GOAL: Copy the records below exactly, leaving out every picture.

___ DATA ___

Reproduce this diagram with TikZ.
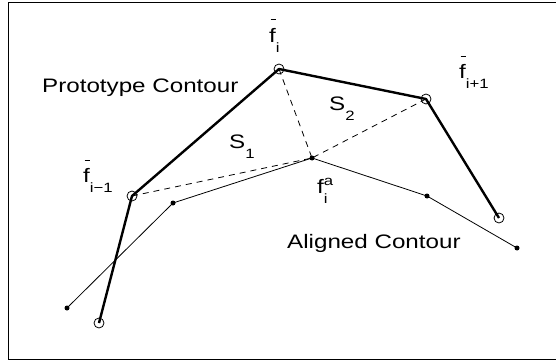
\documentclass[tikz,border=0pt]{standalone}
\usepackage{fontspec}
\setmainfont{Liberation Sans}
\usepackage{graphicx}
\usetikzlibrary{positioning}
\definecolor{ink}{HTML}{000000}
\tikzset{
  proto/.style={circle,draw=ink,line width=.8pt,minimum size=10pt,inner sep=0pt},
  alignpt/.style={circle,fill=ink,minimum size=5pt,inner sep=0pt},
  protoline/.style={line width=2.4pt,color=ink,line join=round},
  alignline/.style={line width=.8pt,color=ink},
  arealine/.style={dash pattern=on 6pt off 5pt,line width=.8pt,color=ink},
  frame/.style={draw=ink,line width=1.6pt},
  lbl/.style={inner sep=0pt,anchor=base west,font=\fontsize{19.5}{22}\selectfont},
}
\newcommand{\wide}[1]{\scalebox{1.24}[1]{#1}}
\newcommand{\lowtxt}[1]{\raisebox{-10pt}{\fontsize{13.5}{14}\selectfont #1}}
\newcommand{\hightxt}[1]{\raisebox{8pt}{\fontsize{13.5}{14}\selectfont #1}}
\newcommand{\fbar}{\rlap{\hspace{1.2pt}\rule[21.5pt]{4.6pt}{1pt}}f}

\begin{document}
\begin{tikzpicture}[x=1pt,y=1pt]
  \clip (0,0) rectangle (556,-361);
  \draw[frame] (8.5,-2.5) rectangle (570,-359.5);

  % prototype contour (circles)
  \node[proto] (p1) at (99,-323) {};
  \node[proto] (p2) at (132,-196) {};
  \node[proto] (p3) at (279,-69) {};
  \node[proto] (p4) at (426,-99) {};
  \node[proto] (p5) at (499,-218) {};
  % aligned contour (dots)
  \node[alignpt] (a1) at (67,-308) {};
  \node[alignpt] (a2) at (173,-203) {};
  \node[alignpt] (a3) at (312,-158) {};
  \node[alignpt] (a4) at (427,-196) {};
  \node[alignpt] (a5) at (517,-248) {};

  \draw[arealine] (p2.center) -- (a3.center);
  \draw[arealine] (p3.center) -- (a3.center);
  \draw[arealine] (p4.center) -- (a3.center);
  \draw[protoline] (p1.center) -- (p2.center) -- (p3.center) -- (p4.center) -- (p5.center);
  \draw[alignline] (a1.center) -- (a2.center) -- (a3.center) -- (a4.center) -- (a5.center);

  % labels
  \node[lbl] (protolbl) at (42,-92) {\wide{Prototype Contour}};
  \node[lbl] (alignlbl) at (287,-248) {\wide{Aligned Contour}};
  \node[lbl] (fi) at (269,-42) {\wide{\fbar\lowtxt{i}}};
  \node[lbl] (fnext) at (459,-78) {\wide{\fbar\lowtxt{i+1}}};
  \node[lbl] (fprev) at (83,-182) {\wide{\fbar\lowtxt{i−1}}};
  \node[lbl] (fa) at (317,-193) {\wide{f\rlap{\lowtxt{i}}\hightxt{a}}};
  \node[lbl] (s1) at (229,-148) {\wide{S\lowtxt{1}}};
  \node[lbl] (s2) at (329,-110) {\wide{S\lowtxt{2}}};
\end{tikzpicture}
\end{document}
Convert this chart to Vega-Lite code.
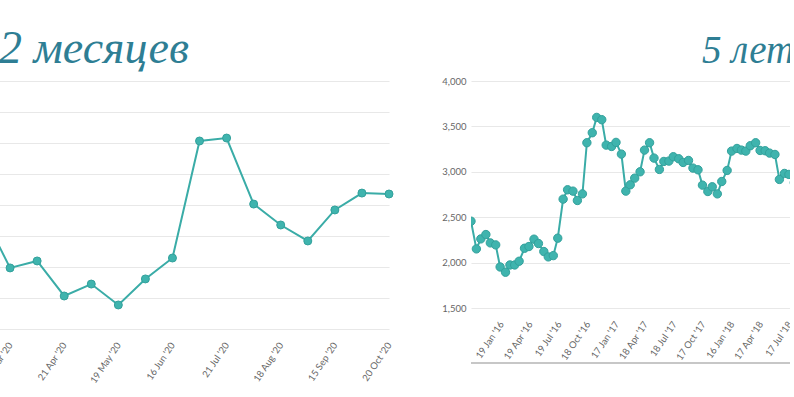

___

THE REPLY:
Reproduce this diagram with TikZ.
\documentclass[tikz,border=0pt]{standalone}
\usepackage{fontspec}
\setmainfont{Liberation Sans}
\usepackage{graphicx}
\usetikzlibrary{positioning}
\definecolor{ink}{HTML}{000000}
\tikzset{
  proto/.style={circle,draw=ink,line width=.8pt,minimum size=10pt,inner sep=0pt},
  alignpt/.style={circle,fill=ink,minimum size=5pt,inner sep=0pt},
  protoline/.style={line width=2.4pt,color=ink,line join=round},
  alignline/.style={line width=.8pt,color=ink},
  arealine/.style={dash pattern=on 6pt off 5pt,line width=.8pt,color=ink},
  frame/.style={draw=ink,line width=1.6pt},
  lbl/.style={inner sep=0pt,anchor=base west,font=\fontsize{19.5}{22}\selectfont},
}
\newcommand{\wide}[1]{\scalebox{1.24}[1]{#1}}
\newcommand{\lowtxt}[1]{\raisebox{-10pt}{\fontsize{13.5}{14}\selectfont #1}}
\newcommand{\hightxt}[1]{\raisebox{8pt}{\fontsize{13.5}{14}\selectfont #1}}
\newcommand{\fbar}{\rlap{\hspace{1.2pt}\rule[21.5pt]{4.6pt}{1pt}}f}

\begin{document}
\begin{tikzpicture}[x=1pt,y=1pt]
  \clip (0,0) rectangle (556,-361);
  \draw[frame] (8.5,-2.5) rectangle (570,-359.5);

  % prototype contour (circles)
  \node[proto] (p1) at (99,-323) {};
  \node[proto] (p2) at (132,-196) {};
  \node[proto] (p3) at (279,-69) {};
  \node[proto] (p4) at (426,-99) {};
  \node[proto] (p5) at (499,-218) {};
  % aligned contour (dots)
  \node[alignpt] (a1) at (67,-308) {};
  \node[alignpt] (a2) at (173,-203) {};
  \node[alignpt] (a3) at (312,-158) {};
  \node[alignpt] (a4) at (427,-196) {};
  \node[alignpt] (a5) at (517,-248) {};

  \draw[arealine] (p2.center) -- (a3.center);
  \draw[arealine] (p3.center) -- (a3.center);
  \draw[arealine] (p4.center) -- (a3.center);
  \draw[protoline] (p1.center) -- (p2.center) -- (p3.center) -- (p4.center) -- (p5.center);
  \draw[alignline] (a1.center) -- (a2.center) -- (a3.center) -- (a4.center) -- (a5.center);

  % labels
  \node[lbl] (protolbl) at (42,-92) {\wide{Prototype Contour}};
  \node[lbl] (alignlbl) at (287,-248) {\wide{Aligned Contour}};
  \node[lbl] (fi) at (269,-42) {\wide{\fbar\lowtxt{i}}};
  \node[lbl] (fnext) at (459,-78) {\wide{\fbar\lowtxt{i+1}}};
  \node[lbl] (fprev) at (83,-182) {\wide{\fbar\lowtxt{i−1}}};
  \node[lbl] (fa) at (317,-193) {\wide{f\rlap{\lowtxt{i}}\hightxt{a}}};
  \node[lbl] (s1) at (229,-148) {\wide{S\lowtxt{1}}};
  \node[lbl] (s2) at (329,-110) {\wide{S\lowtxt{2}}};
\end{tikzpicture}
\end{document}
Convert this chart to Vega-Lite code.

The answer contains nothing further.